Talk Talk Talk Talk Talk Myself to Death: Olbermann Channels the Zeitgeist

Wednesday, July 04, 2007

Olbermann Channels the Zeitgeist

I'd heard that Keith Olbermann did an excellent commentary on the whole Scooter Libby commutation thing, but I didn't get a chance to see it or read the transcript until this evening. Crooks and Liars has the video and transcript, so give it a look. In one segment, he compares Bush's action here to Nixon's Saturday Night Massacre.

When President Nixon ordered the firing of the Watergate special prosecutor Archibald Cox during the infamous "Saturday Night Massacre" on October 20th, 1973, Mr. Cox initially responded tersely, and ominously:

"Whether ours shall be a government of laws and not of men, is now for Congress, and ultimately, the American people."

President Nixon did not understand how he had crystallized the issue of Watergate for the American people.

It had been about the obscure meaning behind an attempt to break in to a rival party's headquarters; and the labyrinthine effort to cover-up that break-in and the related crimes.

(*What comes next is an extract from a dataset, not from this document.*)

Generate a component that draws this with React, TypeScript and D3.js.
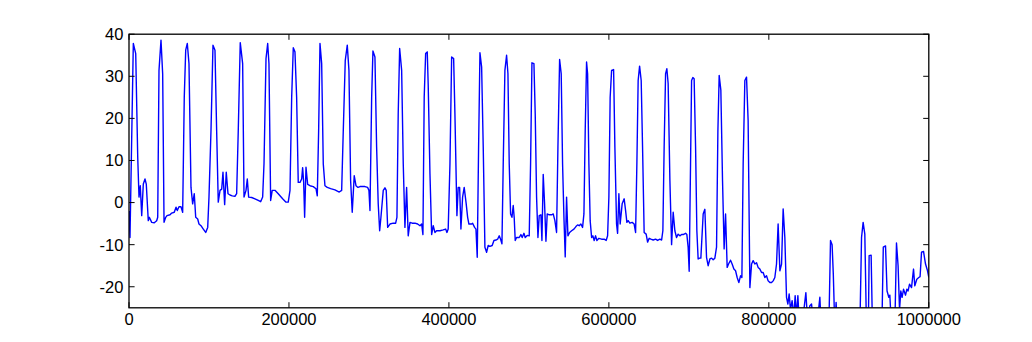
import React from "react";
import * as d3 from "d3";

// x: sample time, y: signal value (pairs), split in four stretches
const segmentA: [number, number][] = [
  [0,-2],[1250,-8.3],[5400,37.8],[8400,35.4],[10900,10.8],[12500,1.3],[14100,4],[15900,-3.1],[17900,4.4],[20000,5.6],
  [21600,4.4],[24100,-4.3],[25400,-3.5],[28400,-4.7],[31600,-4.8],[34600,-4.3],[35900,-3.5],[37500,31.4],[40000,38.6],[42100,30.6],
  [43800,-4.7],[45900,-3.5],[47500,-3.1],[51300,-2.9],[53400,-2.5],[56600,-2.3],[58800,-1.1],[60400,-1.9],[62500,-1.0],[65000,-1.0],
  [67100,-2.3],[69100,25],[70900,36.2],[72900,37.8],[75000,33],[77500,3.6],[79600,-0.3],[81600,2.1],[83400,-3.5],[85900,-3.9],
  [87500,-5.1],[90000,-5.5],[92900,-6.3],[95900,-7.1],[98400,-5.9],[100000,1.3],[102500,17],[105000,37.4],[107500,36.2],[109600,17],
  [111600,0.1],[113800,2.9],[115900,3.2],[117500,7.2],[119600,-0.5],[121600,7.2],[123800,2.1],[126300,1.8],[129100,1.6],[132500,1.5],
  [134600,2.1],[136600,17],[139100,38],[142100,33],[143800,1.3],[146300,2.9],[147900,5.6],[149600,1.3],[153400,1.2],[157500,0.9],
  [161600,0.5],[164600,0.2],[167100,1.3],[168800,9.2],[171300,34.2],[173400,37.8],[175000,33],[177100,0.5],[179100,2.9],[182500,2.9],
  [186600,2.1],[192100,0.9],[196300,0.1],[199100,0.1],
];

const segmentB: [number, number][] = [
  [201300,2.9],[203400,25],[205400,36.8],[207500,35.8],[209600,25],[211600,4.8],[213800,4.8],[215900,5.6],[217100,8.3],[218400,4.8],
  [219600,-3.5],[221300,8.4],[223400,4.3],[226300,4.0],[230400,3.8],[233800,3.3],[235400,1.6],[237100,17],[238800,37.8],[240900,33],
  [242900,9.2],[245000,4],[247900,3.6],[252100,3.3],[257500,3.0],[262900,2.5],[265900,2.9],[267900,17],[270400,33.8],[272900,37.4],
  [275000,31.4],[277100,5.2],[279100,-2.3],[281600,6.4],[283800,4],[286300,3.6],[288800,3.8],[295000,3.8],[298400,3.6],[300000,2.9],
  [301300,-1.9],[303400,25],[305000,36],[307500,34.6],[309600,13.2],[311600,-0.3],[313400,-6.7],[315000,-3.5],[317900,2.9],[320000,3.5],
  [321600,2.9],[323400,-5.9],[326300,-5.1],[330400,-4.9],[333400,-4.9],[335000,-3.5],[336600,21.1],[338400,36.6],[340900,31.4],[342900,9.2],
  [345000,-5.9],[347100,3.6],[349100,-7.9],[351300,-4.7],[354100,-4.9],[357500,-4.9],[360900,-5.1],[363800,-5.5],[365900,-5.1],[367500,-7.6],
  [369100,25],[370900,35.4],[372900,35.8],[374100,28],[376300,6.8],[378400,-7.6],[380400,-5.5],[382500,-7.1],[384600,-6.7],[388800,-6.7],
  [392900,-6.5],[395900,-6.3],[397500,-7.1],[399100,-6.3],
];

const segmentC: [number, number][] = [
  [401300,9.2],[403400,34.6],[405900,34.2],[407500,21.1],[410000,-3.1],[411600,3.6],[413400,3.6],[415000,-6.3],[417100,1.3],[419100,3.6],
  [421600,-0.3],[423400,-3.5],[425000,-5.1],[428400,-5.1],[429600,-4.9],[432100,-5.9],[433800,-6.3],[435400,-13],[437100,13.2],[438800,35.6],
  [440900,32.2],[442900,13.2],[445000,-10.6],[447100,-11.8],[449100,-10.2],[451300,-10.4],[454100,-10.2],[456300,-9.0],[458800,-8.9],[460900,-8.7],
  [462900,-7.9],[464600,-8.7],[466300,-9.8],[467900,9.2],[470000,31.4],[472100,35],[473800,30.6],[475400,9.2],[477100,-2.7],[478800,-3.5],
  [480400,-0.7],[481600,-3.5],[482900,-9],[484600,-8.3],[487900,-8.3],[490000,-7.6],[491600,-8.3],[493800,-7.3],[495400,-8.3],[497900,-7.8],
  [500400,-7.9],[502100,9.2],[503800,33.2],[506300,33],[507900,21.1],[509600,1.3],[511300,-8.3],[512900,-3.1],[515000,-2.9],[516300,-9],
  [517900,6.7],[519600,-0.3],[521300,-9.2],[522900,-2.7],[525400,-2.9],[528400,-2.9],[530400,-2.7],[532500,-4.3],[534600,-7.1],[536300,13.2],
  [538400,34],[540400,30.6],[542100,9.2],[543800,-3.5],[545400,-12.9],[547100,1.3],[548800,-7.9],[550900,-7.1],[553400,-6.7],[556300,-6.3],
  [558800,-5.7],[560900,-5.3],[562900,-5.5],[565000,-5.1],[567100,-5.9],[568800,-2.7],[570400,17],[572100,33.4],[573400,30.6],[575000,9.2],
  [576600,-4.3],[578400,-8.3],[580000,-7.9],[581600,-9],[583400,-7.9],[585000,-9],[587500,-8.5],[590900,-8.7],[594100,-8.7],[596600,-9],
  [598400,-7.9],
];

const segmentD: [number, number][] = [
  [600000,1.3],[601600,25],[603400,31.4],[605900,31.6],[607500,13.2],[609600,-5.1],[610900,-7.3],[612500,2.1],[614100,-5.1],[616600,-0.3],
  [619100,0.9],[620900,-1.9],[622500,-4.7],[624100,-4.3],[626300,-4.9],[629100,-4.7],[631600,-5.1],[633400,-7.1],[635000,9.2],[636600,29],
  [638400,32.4],[640400,29],[642100,13.2],[644100,-7.1],[646600,-7.5],[648400,-9.4],[650400,-8.5],[652500,-8.7],[655400,-8.9],[658400,-8.7],
  [660900,-9],[663800,-8.7],[665900,-8.9],[667500,-6.7],[669100,13.2],[670900,30.6],[672500,31.8],[674100,28.3],[676300,5.2],[678400,-10],
  [680400,-2.3],[682500,-6.7],[684600,-8.3],[686600,-7.5],[688800,-7.9],[690900,-7.6],[692900,-7.6],[695900,-7.3],[697500,-7.6],[699100,-10.6],
  [700400,-16.3],[702100,9.2],[703400,29],[705000,29.7],[706600,29.4],[708400,13.2],[710000,-6.7],[711600,-13.4],[713400,-13.2],[715000,-13.2],
  [717900,-2.7],[720000,-1.6],[722100,-13],[724100,-15],[726300,-13.4],[728400,-13.2],[730400,-13.6],[732500,-13.2],[734600,-10.6],[736300,17],
  [737900,30.2],[740000,26.7],[742100,5.2],[744100,-11],[745900,-2.7],[747900,-15.4],[749600,-14.6],[752100,-13.7],[754100,-14.6],[756300,-15.8],
  [758400,-16.2],[760400,-17.8],[762500,-19],[764600,-17.4],[766300,-17.8],[767900,9.2],[770000,29],[772100,29.8],[774100,19.5],[776300,-20.2],
  [778400,-14.6],[780400,-13.8],[782500,-14.6],[784600,-14.3],[786600,-15.4],[788800,-15.8],[790900,-16.6],[792900,-16.6],[795000,-17.8],[797100,-17.4],
  [799100,-18.6],[801300,-19],[803400,-19],[805400,-18.6],[807500,-17.8],[809600,-14.6],[811600,-5.1],[813800,-16.2],[815900,-14.6],[817900,-1.5],
  [820000,-8.3],[822100,-22.5],[823800,-24.1],[825400,-21.7],[827100,-25.5],[829100,-23.3],[831300,-27],[832900,-22.1],[834600,-27],[836300,-22.1],
  [837900,-28],[839600,-26],[842900,-27],[846300,-21.4],[848400,-28],[851300,-24.5],[853400,-24.1],[855400,-28],[858800,-27],[861900,-26],
  [863800,-22.5],[865600,-30],[875000,-30],[877100,-9],[879100,-10],[880600,-17],[882500,-30],[884100,-23.7],[885600,-30],[913800,-30],
  [915900,-8.3],[917900,-4.7],[920000,-7.5],[922100,-30],[924400,-30],[925400,-12.6],[927900,-12.5],[929600,-30],[941300,-30],[943100,-10.6],
  [945900,-10.3],[947800,-21],[950000,-22.5],[951300,-22],[953400,-30],[957500,-30],[959600,-9.6],[961600,-15],[963400,-25.5],[965000,-21],
  [966600,-22.5],[968400,-20.6],[970900,-22],[972500,-20.6],[974100,-21],[975900,-19.4],[978400,-20.2],[980900,-15.8],[982500,-19.8],[985000,-18.2],
  [987500,-17.8],[989100,-17.6],[990900,-11.8],[993400,-11.6],[995900,-14.6],[998400,-16.2],[1000000,-17.8],
];

const xTickValues = [0, 200000, 400000, 600000, 800000, 1000000];
const yTickValues = [-20, -10, 0, 10, 20, 30, 40];
const xDomain: [number, number] = [0, 1000000];
const yDomain: [number, number] = [-25, 40];

const W = 1032;
const H = 342;
const plot = { left: 129, right: 928.8, top: 34.2, bottom: 307.8 };
const FONT = "'Liberation Sans', Arial, Helvetica, sans-serif";
const FS = 16.5;
const TICK = 5.6;

export default function App() {
  const data = [...segmentA, ...segmentB, ...segmentC, ...segmentD];
  const x = d3.scaleLinear().domain(xDomain).range([plot.left, plot.right]);
  const y = d3.scaleLinear().domain(yDomain).range([plot.bottom, plot.top]);
  const line = d3
    .line<[number, number]>()
    .x((d) => x(d[0]))
    .y((d) => y(d[1]));

  return (
    <svg
      width={W}
      height={H}
      viewBox={`0 0 ${W} ${H}`}
      style={{ position: "absolute", left: 0, top: 0, background: "#fff" }}
    >
      <rect x={0} y={0} width={W} height={H} fill="#fff" />
      <defs>
        <clipPath id="plotClip">
          <rect
            x={plot.left}
            y={plot.top}
            width={plot.right - plot.left}
            height={plot.bottom - plot.top}
          />
        </clipPath>
      </defs>
      <path
        d={line(data) || ""}
        fill="none"
        stroke="#0000ff"
        strokeWidth={1.4}
        strokeLinejoin="round"
        clipPath="url(#plotClip)"
      />
      {xTickValues.map((t) => (
        <g key={"x" + t}>
          <line x1={x(t)} x2={x(t)} y1={plot.bottom} y2={plot.bottom - TICK} stroke="#000" strokeWidth={1} />
          <line x1={x(t)} x2={x(t)} y1={plot.top} y2={plot.top + TICK} stroke="#000" strokeWidth={1} />
          <text
            x={x(t)}
            y={plot.bottom + 5.6 + 0.716 * FS}
            textAnchor="middle"
            fontFamily={FONT}
            fontSize={FS}
            fill="#000"
          >
            {String(t)}
          </text>
        </g>
      ))}
      {yTickValues.map((t) => (
        <g key={"y" + t}>
          <line x1={plot.left} x2={plot.left + TICK} y1={y(t)} y2={y(t)} stroke="#000" strokeWidth={1} />
          <line x1={plot.right} x2={plot.right - TICK} y1={y(t)} y2={y(t)} stroke="#000" strokeWidth={1} />
          <text
            x={plot.left - 5.6}
            y={y(t) + 0.358 * FS}
            textAnchor="end"
            fontFamily={FONT}
            fontSize={FS}
            fill="#000"
          >
            {t < 0 ? "-" + Math.abs(t) : String(t)}
          </text>
        </g>
      ))}
      <rect
        x={plot.left}
        y={plot.top}
        width={plot.right - plot.left}
        height={plot.bottom - plot.top}
        fill="none"
        stroke="#000"
        strokeWidth={1.3}
      />
    </svg>
  );
}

But in one night, Nixon transformed it.

Watergate — instantaneously — became a simpler issue: a President overruling the inexorable march of the law. Of insisting — in a way that resonated viscerally with millions who had not previously understood — that he was the law.

Not the Constitution.

Not the Congress.

Not the Courts.

Just him.

Just - Mr. Bush - as you did, yesterday.

The twists and turns of Plame-Gate, your precise and intricate lies that sent us into this bottomless pit of Iraq; your lies upon the lies to discredit Joe Wilson; your lies upon the lies upon the lies to throw the sand at the "referee" of Prosecutor Fitzgerald's analogy… these are complex and often painful to follow, and too much, perhaps, for the average citizen.

But when other citizens render a verdict against your man, Mr. Bush — and then you spit in the faces of those jurors and that judge and the judges who were yet to hear the appeal — the average citizen understands that, sir.

It's the fixed ballgame and the rigged casino and the pre-arranged lottery all rolled into one — and it stinks. And they know it.

Nixon's mistake, the last and most fatal of them, the firing of Archibald Cox, was enough to cost him the presidency.

It remains to be seen whether the Libby commutation will be a turning point in the survival of the Bush administration. Editor & Publisher has a run down of newspaper responses, virtually all of them negative toward the President (though The Wall Street Journal's problem is that the commutation wasn't a full pardon). It's worth noting that Nixon didn't resign until nine-and-a-half months after the Saturday Night Massacre. To get any kind of a similar result here will require quite a bit of effort and time. (And even then it might not be possible--Nixon was also pushed into a corner by a Supreme Court that wouldn't let him get away with hiding behind executive privilege. I'm not sure the same factors exist today.) Back to Olbermann:

t is nearly July 4th, Mr. Bush, the commemoration of the moment we Americans decided that rather than live under a King who made up the laws, or erased them, or ignored them — or commuted the sentences of those rightly convicted under them — we would force our independence, and regain our sacred freedoms.

We of this time — and our leaders in Congress, of both parties — must now live up to those standards which echo through our history:

Pressure, negotiate, impeach — get you, Mr. Bush, and Mr. Cheney, two men who are now perilous to our Democracy, away from its helm.

And for you, Mr. Bush, and for Mr. Cheney, there is a lesser task.

You need merely achieve a very low threshold indeed.

Display just that iota of patriotism which Richard Nixon showed, on August 9th, 1974.

Resign.

We've crept into the wee hours of the Fourth of July. I guess any kind of unrealistic idealism isn't out of place today.